WHAT YOU HAVE TO DO: Everything in the listing except the pictures should be written out exactly.

DATASET EXTRACT:

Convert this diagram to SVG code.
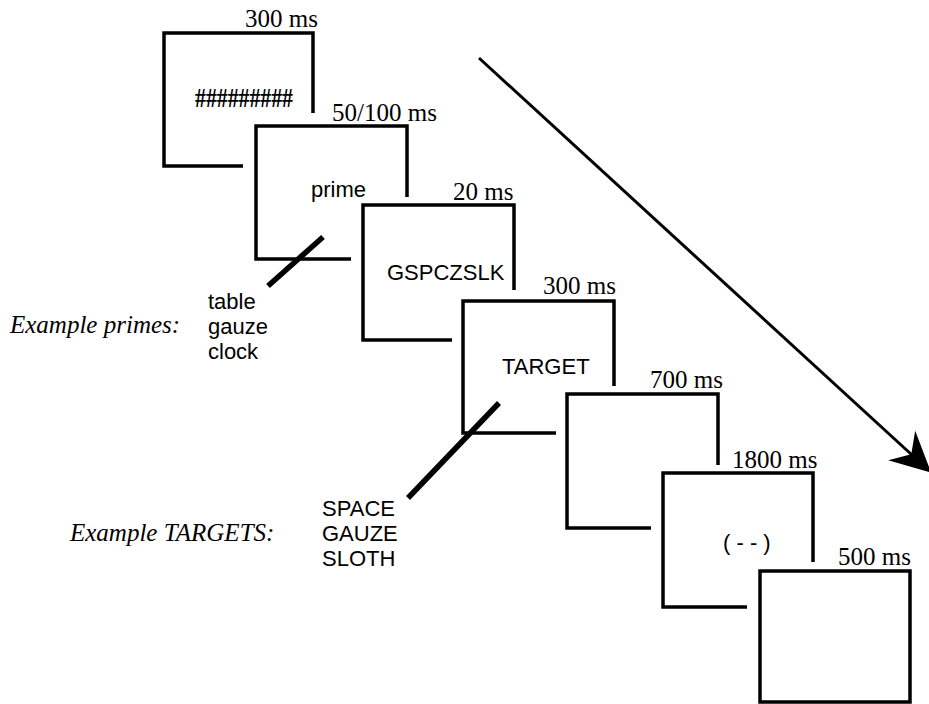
<svg xmlns="http://www.w3.org/2000/svg" width="929" height="704" viewBox="0 0 929 704">
<style>
.fr{fill:none;stroke:#000;stroke-width:3.5;stroke-linejoin:miter;stroke-linecap:butt}
.sl{stroke:#000;stroke-width:5.5;stroke-linecap:butt}
.tm{font-family:"Liberation Serif","Times New Roman",serif;font-size:25px;fill:#000}
.it{font-family:"Liberation Serif","Times New Roman",serif;font-size:25px;font-style:italic;fill:#000}
.sn{font-family:"Liberation Sans",Arial,sans-serif;font-size:22px;fill:#000}
</style>
<defs>
<marker id="ah" markerUnits="userSpaceOnUse" viewBox="0 0 40 40" refX="14" refY="20" markerWidth="40" markerHeight="40" orient="auto">
<path d="M0,0 L40,20 L0,40 L13,20 Z" fill="#000"/>
</marker>
</defs>
<rect width="929" height="704" fill="#fff"/>
<g id="connectors">
<line x1="479" y1="58" x2="912" y2="455" stroke="#000" stroke-width="3" marker-end="url(#ah)"/>
</g>
<g id="frame1">
<path class="fr" d="M243,166 H164 V33 H313 V113"/>
<text class="tm" x="245" y="27">300 ms</text>
<text class="tm" x="195" y="107" style="font-size:28px;font-weight:bold" textLength="98" lengthAdjust="spacingAndGlyphs">#########</text>
</g>
<g id="frame2">
<path class="fr" d="M351,259 H256 V126 H407 V197"/>
<text class="tm" x="332" y="121">50/100 ms</text>
<text class="sn" x="311" y="197">prime</text>
<line class="sl" x1="268" y1="286" x2="323" y2="237"/>
</g>
<g id="frame3">
<path class="fr" d="M452,340 H363 V205 H514 V290"/>
<text class="tm" x="453" y="200">20 ms</text>
<text class="sn" x="387" y="280">GSPCZSLK</text>
</g>
<g id="frame4">
<path class="fr" d="M556,433 H463 V301 H614 V386"/>
<text class="tm" x="543" y="294">300 ms</text>
<text class="sn" x="502" y="374">TARGET</text>
<line class="sl" x1="408" y1="498" x2="499" y2="403"/>
</g>
<g id="frame5">
<path class="fr" d="M651,528 H567 V394 H718 V465"/>
<text class="tm" x="650" y="388">700 ms</text>
</g>
<g id="frame6">
<path class="fr" d="M747,607 H663 V473 H813 V562"/>
<text class="tm" x="732" y="468">1800 ms</text>
<text class="sn" x="723" y="550">( - - )</text>
</g>
<g id="frame7">
<path class="fr" d="M760,702 V571 H910 V702 Z"/>
<text class="tm" x="838" y="565">500 ms</text>
</g>
<g id="primes">
<text class="it" x="10" y="333">Example primes:</text>
<text class="sn" x="208" y="309">table</text>
<text class="sn" x="208" y="334">gauze</text>
<text class="sn" x="208" y="359">clock</text>
</g>
<g id="targets">
<text class="it" x="70" y="541">Example TARGETS:</text>
<text class="sn" x="322" y="516">SPACE</text>
<text class="sn" x="322" y="541">GAUZE</text>
<text class="sn" x="322" y="566">SLOTH</text>
</g>
</svg>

CORRECT RESULT:
Convert this diagram to SVG code.
<svg xmlns="http://www.w3.org/2000/svg" width="929" height="704" viewBox="0 0 929 704">
<style>
.fr{fill:none;stroke:#000;stroke-width:3.5;stroke-linejoin:miter;stroke-linecap:butt}
.sl{stroke:#000;stroke-width:5.5;stroke-linecap:butt}
.tm{font-family:"Liberation Serif","Times New Roman",serif;font-size:25px;fill:#000}
.it{font-family:"Liberation Serif","Times New Roman",serif;font-size:25px;font-style:italic;fill:#000}
.sn{font-family:"Liberation Sans",Arial,sans-serif;font-size:22px;fill:#000}
</style>
<defs>
<marker id="ah" markerUnits="userSpaceOnUse" viewBox="0 0 40 40" refX="14" refY="20" markerWidth="40" markerHeight="40" orient="auto">
<path d="M0,0 L40,20 L0,40 L13,20 Z" fill="#000"/>
</marker>
</defs>
<rect width="929" height="704" fill="#fff"/>
<g id="connectors">
<line x1="479" y1="58" x2="912" y2="455" stroke="#000" stroke-width="3" marker-end="url(#ah)"/>
</g>
<g id="frame1">
<path class="fr" d="M243,166 H164 V33 H313 V113"/>
<text class="tm" x="245" y="27">300 ms</text>
<text class="tm" x="195" y="107" style="font-size:28px;font-weight:bold" textLength="98" lengthAdjust="spacingAndGlyphs">#########</text>
</g>
<g id="frame2">
<path class="fr" d="M351,259 H256 V126 H407 V197"/>
<text class="tm" x="332" y="121">50/100 ms</text>
<text class="sn" x="311" y="197">prime</text>
<line class="sl" x1="268" y1="286" x2="323" y2="237"/>
</g>
<g id="frame3">
<path class="fr" d="M452,340 H363 V205 H514 V290"/>
<text class="tm" x="453" y="200">20 ms</text>
<text class="sn" x="387" y="280">GSPCZSLK</text>
</g>
<g id="frame4">
<path class="fr" d="M556,433 H463 V301 H614 V386"/>
<text class="tm" x="543" y="294">300 ms</text>
<text class="sn" x="502" y="374">TARGET</text>
<line class="sl" x1="408" y1="498" x2="499" y2="403"/>
</g>
<g id="frame5">
<path class="fr" d="M651,528 H567 V394 H718 V465"/>
<text class="tm" x="650" y="388">700 ms</text>
</g>
<g id="frame6">
<path class="fr" d="M747,607 H663 V473 H813 V562"/>
<text class="tm" x="732" y="468">1800 ms</text>
<text class="sn" x="723" y="550">( - - )</text>
</g>
<g id="frame7">
<path class="fr" d="M760,702 V571 H910 V702 Z"/>
<text class="tm" x="838" y="565">500 ms</text>
</g>
<g id="primes">
<text class="it" x="10" y="333">Example primes:</text>
<text class="sn" x="208" y="309">table</text>
<text class="sn" x="208" y="334">gauze</text>
<text class="sn" x="208" y="359">clock</text>
</g>
<g id="targets">
<text class="it" x="70" y="541">Example TARGETS:</text>
<text class="sn" x="322" y="516">SPACE</text>
<text class="sn" x="322" y="541">GAUZE</text>
<text class="sn" x="322" y="566">SLOTH</text>
</g>
</svg>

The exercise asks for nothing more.